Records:
★ ★ ★
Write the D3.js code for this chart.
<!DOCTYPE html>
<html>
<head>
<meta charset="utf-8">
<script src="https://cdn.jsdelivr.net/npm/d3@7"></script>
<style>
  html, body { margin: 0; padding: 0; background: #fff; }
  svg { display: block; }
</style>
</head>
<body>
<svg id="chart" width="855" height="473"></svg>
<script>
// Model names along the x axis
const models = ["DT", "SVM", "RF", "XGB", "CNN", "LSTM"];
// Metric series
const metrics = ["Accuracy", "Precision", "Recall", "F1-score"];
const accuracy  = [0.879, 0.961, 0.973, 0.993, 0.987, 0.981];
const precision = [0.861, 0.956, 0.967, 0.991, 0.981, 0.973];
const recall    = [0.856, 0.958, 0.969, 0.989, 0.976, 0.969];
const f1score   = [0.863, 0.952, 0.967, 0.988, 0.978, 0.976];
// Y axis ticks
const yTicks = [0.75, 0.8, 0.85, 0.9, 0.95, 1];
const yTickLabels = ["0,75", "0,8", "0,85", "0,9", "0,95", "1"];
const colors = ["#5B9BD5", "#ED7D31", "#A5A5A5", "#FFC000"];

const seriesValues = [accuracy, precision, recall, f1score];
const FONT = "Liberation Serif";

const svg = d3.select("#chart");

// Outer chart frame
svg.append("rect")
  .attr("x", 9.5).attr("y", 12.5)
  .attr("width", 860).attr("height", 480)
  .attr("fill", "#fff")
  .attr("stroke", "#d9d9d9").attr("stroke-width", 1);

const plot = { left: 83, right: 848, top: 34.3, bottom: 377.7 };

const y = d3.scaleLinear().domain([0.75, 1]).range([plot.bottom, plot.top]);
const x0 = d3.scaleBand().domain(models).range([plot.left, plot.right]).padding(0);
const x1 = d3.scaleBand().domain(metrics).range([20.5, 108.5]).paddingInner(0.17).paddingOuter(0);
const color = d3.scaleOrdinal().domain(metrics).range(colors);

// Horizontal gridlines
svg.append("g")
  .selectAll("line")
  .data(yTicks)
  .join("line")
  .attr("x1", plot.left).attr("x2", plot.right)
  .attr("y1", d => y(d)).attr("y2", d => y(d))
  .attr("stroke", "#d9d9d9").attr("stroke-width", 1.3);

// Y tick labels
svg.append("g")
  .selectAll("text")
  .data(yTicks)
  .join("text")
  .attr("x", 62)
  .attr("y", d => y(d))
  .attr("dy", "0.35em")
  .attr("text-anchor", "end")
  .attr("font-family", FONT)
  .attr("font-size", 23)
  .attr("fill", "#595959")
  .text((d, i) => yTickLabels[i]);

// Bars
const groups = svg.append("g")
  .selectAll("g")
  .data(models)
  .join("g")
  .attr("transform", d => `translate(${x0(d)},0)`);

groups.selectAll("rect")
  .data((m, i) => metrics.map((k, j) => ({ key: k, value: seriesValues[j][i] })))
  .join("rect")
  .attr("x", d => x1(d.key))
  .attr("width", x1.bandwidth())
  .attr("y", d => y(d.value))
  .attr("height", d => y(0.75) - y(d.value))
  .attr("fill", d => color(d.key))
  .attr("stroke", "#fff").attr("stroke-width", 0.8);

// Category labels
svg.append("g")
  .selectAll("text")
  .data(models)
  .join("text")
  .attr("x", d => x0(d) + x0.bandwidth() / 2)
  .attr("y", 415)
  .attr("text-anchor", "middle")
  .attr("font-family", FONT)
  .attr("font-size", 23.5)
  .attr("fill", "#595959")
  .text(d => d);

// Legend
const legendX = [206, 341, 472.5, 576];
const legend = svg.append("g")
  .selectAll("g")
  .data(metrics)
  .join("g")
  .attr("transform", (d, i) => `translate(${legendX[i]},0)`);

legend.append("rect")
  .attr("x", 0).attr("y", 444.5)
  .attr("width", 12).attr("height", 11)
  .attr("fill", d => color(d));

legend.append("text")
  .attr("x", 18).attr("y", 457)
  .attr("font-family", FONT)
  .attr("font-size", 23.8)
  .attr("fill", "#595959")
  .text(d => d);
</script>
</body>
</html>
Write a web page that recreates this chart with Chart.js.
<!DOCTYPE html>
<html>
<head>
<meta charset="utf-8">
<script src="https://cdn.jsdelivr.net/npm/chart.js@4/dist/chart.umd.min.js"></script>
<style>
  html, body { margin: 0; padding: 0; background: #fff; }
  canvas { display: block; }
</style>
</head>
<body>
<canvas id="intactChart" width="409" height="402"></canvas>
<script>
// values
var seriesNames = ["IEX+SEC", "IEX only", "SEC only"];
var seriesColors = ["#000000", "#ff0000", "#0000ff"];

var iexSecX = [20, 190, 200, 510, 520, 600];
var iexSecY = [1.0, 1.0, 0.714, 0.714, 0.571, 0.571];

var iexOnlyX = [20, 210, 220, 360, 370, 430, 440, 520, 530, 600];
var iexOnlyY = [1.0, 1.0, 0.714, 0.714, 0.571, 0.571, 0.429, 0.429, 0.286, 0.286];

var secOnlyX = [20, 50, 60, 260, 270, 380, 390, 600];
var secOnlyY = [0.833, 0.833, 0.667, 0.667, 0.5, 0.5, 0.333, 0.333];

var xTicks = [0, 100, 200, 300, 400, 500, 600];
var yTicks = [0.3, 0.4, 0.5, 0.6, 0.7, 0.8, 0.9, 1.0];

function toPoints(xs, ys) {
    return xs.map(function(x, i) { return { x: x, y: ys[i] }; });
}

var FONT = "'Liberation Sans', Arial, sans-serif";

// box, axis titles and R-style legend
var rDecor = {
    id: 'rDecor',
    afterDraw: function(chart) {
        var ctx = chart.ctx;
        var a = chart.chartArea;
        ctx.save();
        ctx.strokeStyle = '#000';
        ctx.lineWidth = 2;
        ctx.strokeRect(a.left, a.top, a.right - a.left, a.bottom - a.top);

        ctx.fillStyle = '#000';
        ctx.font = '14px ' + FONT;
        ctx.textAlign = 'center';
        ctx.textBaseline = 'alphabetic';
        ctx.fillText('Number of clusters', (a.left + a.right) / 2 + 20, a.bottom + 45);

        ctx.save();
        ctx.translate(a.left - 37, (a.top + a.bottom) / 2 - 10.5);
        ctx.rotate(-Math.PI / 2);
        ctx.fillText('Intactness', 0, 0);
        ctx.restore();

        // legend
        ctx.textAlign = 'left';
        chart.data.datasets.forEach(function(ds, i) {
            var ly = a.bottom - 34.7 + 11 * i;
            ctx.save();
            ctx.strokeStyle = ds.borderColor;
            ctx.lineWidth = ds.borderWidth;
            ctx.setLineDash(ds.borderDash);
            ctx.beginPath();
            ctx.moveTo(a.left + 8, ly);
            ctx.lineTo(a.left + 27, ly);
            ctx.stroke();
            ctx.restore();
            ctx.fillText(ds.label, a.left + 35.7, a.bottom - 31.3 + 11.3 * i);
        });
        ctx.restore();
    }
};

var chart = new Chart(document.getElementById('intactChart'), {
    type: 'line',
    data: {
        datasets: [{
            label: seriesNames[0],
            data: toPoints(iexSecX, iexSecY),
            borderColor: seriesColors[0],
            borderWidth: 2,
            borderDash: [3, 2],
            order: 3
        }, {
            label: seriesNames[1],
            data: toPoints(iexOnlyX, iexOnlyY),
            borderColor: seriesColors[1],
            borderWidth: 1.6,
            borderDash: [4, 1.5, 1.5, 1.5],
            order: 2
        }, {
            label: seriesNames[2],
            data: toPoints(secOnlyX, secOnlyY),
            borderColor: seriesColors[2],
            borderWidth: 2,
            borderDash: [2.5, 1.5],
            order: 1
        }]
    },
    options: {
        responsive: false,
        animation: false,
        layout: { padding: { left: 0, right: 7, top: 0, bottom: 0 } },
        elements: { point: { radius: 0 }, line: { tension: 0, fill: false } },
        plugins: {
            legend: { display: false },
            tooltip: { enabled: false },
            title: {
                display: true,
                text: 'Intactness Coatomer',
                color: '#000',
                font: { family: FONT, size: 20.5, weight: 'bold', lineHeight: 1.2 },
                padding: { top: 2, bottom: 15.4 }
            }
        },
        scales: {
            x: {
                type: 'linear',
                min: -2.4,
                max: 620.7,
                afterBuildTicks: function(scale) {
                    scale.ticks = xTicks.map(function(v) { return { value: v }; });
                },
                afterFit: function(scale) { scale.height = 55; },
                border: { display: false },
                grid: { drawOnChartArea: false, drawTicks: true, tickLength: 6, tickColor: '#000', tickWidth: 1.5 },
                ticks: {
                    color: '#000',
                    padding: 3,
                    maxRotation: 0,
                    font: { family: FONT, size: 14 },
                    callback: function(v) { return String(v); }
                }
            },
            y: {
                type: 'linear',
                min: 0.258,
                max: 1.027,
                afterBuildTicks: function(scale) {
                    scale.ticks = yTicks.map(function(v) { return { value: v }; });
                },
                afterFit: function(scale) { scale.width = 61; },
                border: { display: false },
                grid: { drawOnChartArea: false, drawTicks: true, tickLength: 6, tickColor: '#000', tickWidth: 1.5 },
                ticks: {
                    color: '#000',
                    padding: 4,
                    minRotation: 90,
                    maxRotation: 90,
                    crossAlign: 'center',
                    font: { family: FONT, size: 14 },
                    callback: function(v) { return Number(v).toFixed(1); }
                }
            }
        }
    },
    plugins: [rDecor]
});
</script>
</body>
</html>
★ ★ ★
Objective
Starting at the line that contains "Write a web", repeat each line exactly, and stop after the line that contains "var iexSecY = [1.0, 1.0, 0.714, 0.714, 0.571, 0.571];".

Exercise response
Write a web page that recreates this chart with Chart.js.
<!DOCTYPE html>
<html>
<head>
<meta charset="utf-8">
<script src="https://cdn.jsdelivr.net/npm/chart.js@4/dist/chart.umd.min.js"></script>
<style>
  html, body { margin: 0; padding: 0; background: #fff; }
  canvas { display: block; }
</style>
</head>
<body>
<canvas id="intactChart" width="409" height="402"></canvas>
<script>
// values
var seriesNames = ["IEX+SEC", "IEX only", "SEC only"];
var seriesColors = ["#000000", "#ff0000", "#0000ff"];

var iexSecX = [20, 190, 200, 510, 520, 600];
var iexSecY = [1.0, 1.0, 0.714, 0.714, 0.571, 0.571];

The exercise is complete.